L’occasione per parlare dell’amico Goffredo Fofi ce la fornisce “Cicalate di Cinema“, il primo appuntamento nel quale l’irriducibile critico e storico del cinema, originario di Gubbio, parlerà a ruota libera dei film legati direttamente o indirettamente alla programmazione del Lumière, a Bologna. In particolare, a partire dalle immagini di Il terzo uomo e Germania anno zero, e quelle dei film di propaganda sovietici e nazisti, Fofi toccherà i temi legati a cinema e storia. Non sono molti gli intellettuali di cinema, scritto e orale, che meritano una voce sulla Treccani. Né sono tanti coloro che da giovani hanno lavorato con Danilo Dolci e ispirato la propria vita alla militanza attiva, pedagogica e critica. Fofi non è personaggio conciliante (la foto di Vincenzo Cottinelli che abbiamo messo in testa sembra quasi intuirne la disposizione d’animo), e non esiste probabilmente nessun critico o studioso che possa dire di non aver mai litigato con lui. Ma, stia simpatico o meno a vecchi e giovani colleghi, Fofi possiede anche una bibliografia sterminata cui ancora oggi ci abbeveriamo (uno tra tutti: L’avventurosa storia del cinema italiano), oltre che una cultura letteraria che ancora oggi si sviluppa quasi quotidianamente su riviste e giornali. Inoltre, è un altro esempio di come il web abbia sostenuto e offerto ospitalità a una generazione di polemisti e intellettuali magari più legata all’editoria tradizionale, come dimostra l’impegno di Fofi – per esempio – sulla versione online di Internazionale. Invece che cercare di offrire impossibili riferimenti esaustivi di un’opera che – messa tutta insieme – sfonda sicuramente le centomila pagine, tanto vale dare solo un assaggio del Fofi più recente. Qui, per esempio, alle prese con lo struggente Non essere cattivo di Claudio Caligari, di cui offriamo un estratto:
“Si parla di spacciatori di droga periferici, che sono anche drogati, e delle loro donne, dei loro figli, del loro habitat, in una Ostia (già raccontata in Amore tossico: è evidente che il registra la conosce bene e sa di cosa parla) che è tanto assolata quanto squallida e provvisoria come tante periferie del mondo. L’ambiente e i personaggi sono pasoliniani (Accattone è il riferimento essenziale, ma anche Morte di un amico di Franco Rossi, scritto da Pasolini con Giuseppe Berto, per il legame tra i due protagonisti Cesare e Vittorio), però dimensionati in un oggi che è un eterno oggi, dove le storie si ripetono di padri in figli e di generazione in generazione, con le stesse ricorrenze.

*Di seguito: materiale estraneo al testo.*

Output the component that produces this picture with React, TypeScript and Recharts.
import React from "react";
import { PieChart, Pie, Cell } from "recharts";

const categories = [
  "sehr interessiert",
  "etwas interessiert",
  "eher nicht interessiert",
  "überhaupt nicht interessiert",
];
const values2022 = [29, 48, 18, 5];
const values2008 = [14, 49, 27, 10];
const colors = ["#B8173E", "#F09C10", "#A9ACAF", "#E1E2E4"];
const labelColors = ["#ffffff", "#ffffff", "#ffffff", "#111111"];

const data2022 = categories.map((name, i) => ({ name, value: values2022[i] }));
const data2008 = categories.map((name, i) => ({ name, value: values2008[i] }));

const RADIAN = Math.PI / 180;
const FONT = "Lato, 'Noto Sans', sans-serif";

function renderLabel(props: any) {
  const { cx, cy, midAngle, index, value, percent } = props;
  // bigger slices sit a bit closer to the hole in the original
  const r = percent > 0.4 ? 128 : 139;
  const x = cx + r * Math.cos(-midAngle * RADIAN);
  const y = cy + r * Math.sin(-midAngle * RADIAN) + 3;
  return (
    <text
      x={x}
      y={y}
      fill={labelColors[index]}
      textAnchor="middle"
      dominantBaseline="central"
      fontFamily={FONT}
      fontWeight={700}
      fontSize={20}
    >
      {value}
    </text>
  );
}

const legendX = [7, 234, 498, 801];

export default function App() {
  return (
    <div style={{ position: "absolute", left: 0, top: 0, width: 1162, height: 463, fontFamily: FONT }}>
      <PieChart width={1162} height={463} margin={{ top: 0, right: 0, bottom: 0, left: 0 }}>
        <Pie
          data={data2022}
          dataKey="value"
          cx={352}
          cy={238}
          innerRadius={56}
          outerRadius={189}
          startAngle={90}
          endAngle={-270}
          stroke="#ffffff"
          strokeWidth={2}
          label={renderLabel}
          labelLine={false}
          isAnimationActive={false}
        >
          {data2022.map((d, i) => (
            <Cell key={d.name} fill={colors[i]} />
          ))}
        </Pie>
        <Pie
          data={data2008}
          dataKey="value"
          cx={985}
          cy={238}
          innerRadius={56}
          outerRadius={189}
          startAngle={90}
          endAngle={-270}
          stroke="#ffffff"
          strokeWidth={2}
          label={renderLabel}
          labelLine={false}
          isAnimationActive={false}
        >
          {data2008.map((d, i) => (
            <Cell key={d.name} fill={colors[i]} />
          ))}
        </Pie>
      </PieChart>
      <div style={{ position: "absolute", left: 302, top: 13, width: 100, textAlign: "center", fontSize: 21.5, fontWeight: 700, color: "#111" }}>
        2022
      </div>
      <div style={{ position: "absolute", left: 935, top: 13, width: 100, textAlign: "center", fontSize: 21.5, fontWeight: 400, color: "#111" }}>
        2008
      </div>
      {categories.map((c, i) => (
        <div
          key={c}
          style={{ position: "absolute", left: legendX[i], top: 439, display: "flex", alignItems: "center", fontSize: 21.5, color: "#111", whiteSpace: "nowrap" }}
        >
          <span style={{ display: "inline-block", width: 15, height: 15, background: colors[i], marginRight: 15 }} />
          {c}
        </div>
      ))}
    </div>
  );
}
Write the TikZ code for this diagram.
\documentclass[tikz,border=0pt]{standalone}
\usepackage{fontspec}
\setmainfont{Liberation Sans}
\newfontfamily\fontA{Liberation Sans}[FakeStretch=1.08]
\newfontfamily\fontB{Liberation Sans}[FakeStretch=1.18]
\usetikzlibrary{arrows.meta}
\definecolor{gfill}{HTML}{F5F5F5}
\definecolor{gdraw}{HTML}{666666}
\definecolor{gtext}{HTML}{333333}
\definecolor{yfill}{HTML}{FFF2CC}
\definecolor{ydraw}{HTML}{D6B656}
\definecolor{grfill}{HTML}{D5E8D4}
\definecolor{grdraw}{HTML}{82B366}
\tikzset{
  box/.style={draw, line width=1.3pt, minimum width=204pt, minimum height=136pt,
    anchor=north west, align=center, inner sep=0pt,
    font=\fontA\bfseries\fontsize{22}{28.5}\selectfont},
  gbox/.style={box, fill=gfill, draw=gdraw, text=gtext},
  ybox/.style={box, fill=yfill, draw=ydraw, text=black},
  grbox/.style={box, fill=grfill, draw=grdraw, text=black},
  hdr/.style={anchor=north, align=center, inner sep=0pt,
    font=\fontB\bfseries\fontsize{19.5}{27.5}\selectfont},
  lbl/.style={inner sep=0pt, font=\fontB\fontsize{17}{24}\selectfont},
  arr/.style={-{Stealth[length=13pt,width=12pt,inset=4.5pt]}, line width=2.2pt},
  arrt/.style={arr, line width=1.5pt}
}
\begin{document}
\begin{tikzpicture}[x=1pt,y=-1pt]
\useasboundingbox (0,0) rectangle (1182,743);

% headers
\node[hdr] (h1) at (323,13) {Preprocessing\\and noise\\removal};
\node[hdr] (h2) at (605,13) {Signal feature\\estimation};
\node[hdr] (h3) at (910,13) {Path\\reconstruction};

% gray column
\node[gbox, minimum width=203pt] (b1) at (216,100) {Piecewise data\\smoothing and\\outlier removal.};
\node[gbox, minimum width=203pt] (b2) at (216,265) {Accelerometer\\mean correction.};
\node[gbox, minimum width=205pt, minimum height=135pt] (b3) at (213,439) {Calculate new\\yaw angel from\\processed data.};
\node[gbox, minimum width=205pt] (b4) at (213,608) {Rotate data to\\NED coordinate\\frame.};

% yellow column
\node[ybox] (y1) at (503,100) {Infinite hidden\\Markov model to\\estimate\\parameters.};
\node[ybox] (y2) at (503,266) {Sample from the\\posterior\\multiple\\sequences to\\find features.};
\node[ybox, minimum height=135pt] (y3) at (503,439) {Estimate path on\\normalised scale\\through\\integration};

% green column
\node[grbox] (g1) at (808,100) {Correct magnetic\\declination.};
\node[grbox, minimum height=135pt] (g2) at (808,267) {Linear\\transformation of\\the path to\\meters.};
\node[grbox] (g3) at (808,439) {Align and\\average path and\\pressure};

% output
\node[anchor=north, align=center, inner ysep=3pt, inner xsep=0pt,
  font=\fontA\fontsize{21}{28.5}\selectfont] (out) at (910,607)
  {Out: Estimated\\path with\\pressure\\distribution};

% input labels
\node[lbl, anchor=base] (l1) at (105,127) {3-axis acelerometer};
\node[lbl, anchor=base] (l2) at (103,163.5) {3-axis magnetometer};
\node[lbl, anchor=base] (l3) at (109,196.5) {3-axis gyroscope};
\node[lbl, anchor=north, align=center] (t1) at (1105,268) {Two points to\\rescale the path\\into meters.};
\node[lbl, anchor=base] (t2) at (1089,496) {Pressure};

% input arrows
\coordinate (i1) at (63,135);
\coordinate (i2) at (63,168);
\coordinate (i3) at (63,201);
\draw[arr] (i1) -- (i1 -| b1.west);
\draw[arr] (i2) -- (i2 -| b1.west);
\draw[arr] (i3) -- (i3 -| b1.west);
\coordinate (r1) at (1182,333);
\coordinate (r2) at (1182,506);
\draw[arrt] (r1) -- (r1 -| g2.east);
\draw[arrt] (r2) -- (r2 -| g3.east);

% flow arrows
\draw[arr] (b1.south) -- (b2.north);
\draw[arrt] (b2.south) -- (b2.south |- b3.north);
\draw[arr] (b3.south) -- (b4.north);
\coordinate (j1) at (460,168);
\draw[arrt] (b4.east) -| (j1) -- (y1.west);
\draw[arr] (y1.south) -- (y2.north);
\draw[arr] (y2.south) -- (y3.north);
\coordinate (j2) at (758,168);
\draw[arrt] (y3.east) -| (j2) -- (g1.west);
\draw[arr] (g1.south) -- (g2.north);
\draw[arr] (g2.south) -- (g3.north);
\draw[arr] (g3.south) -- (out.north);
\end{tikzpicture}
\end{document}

Una società nemica; un potere generalmente distante e dimentico salvo che per una polizia che reprime senza che niente cambi; un ambiente – vedi le scene sui cantieri e sulla loro gestione – dove il lavoro è poco e non offre garanzie di sorta; donne supine che quando sono sveglie vengono presto ricondotte al loro essere secondarie anche nella marginalità, anche nella sofferta solidarietà con i loro uomini; bambini vittime o destinati a ripetere le gesta degli adulti. Un mondo vero, che sfioriamo quotidianamente, ma da cui siamo protetti solo per appartenenza di ceto o per la voluttà di un agire da servi, di una “carriera” da servi.”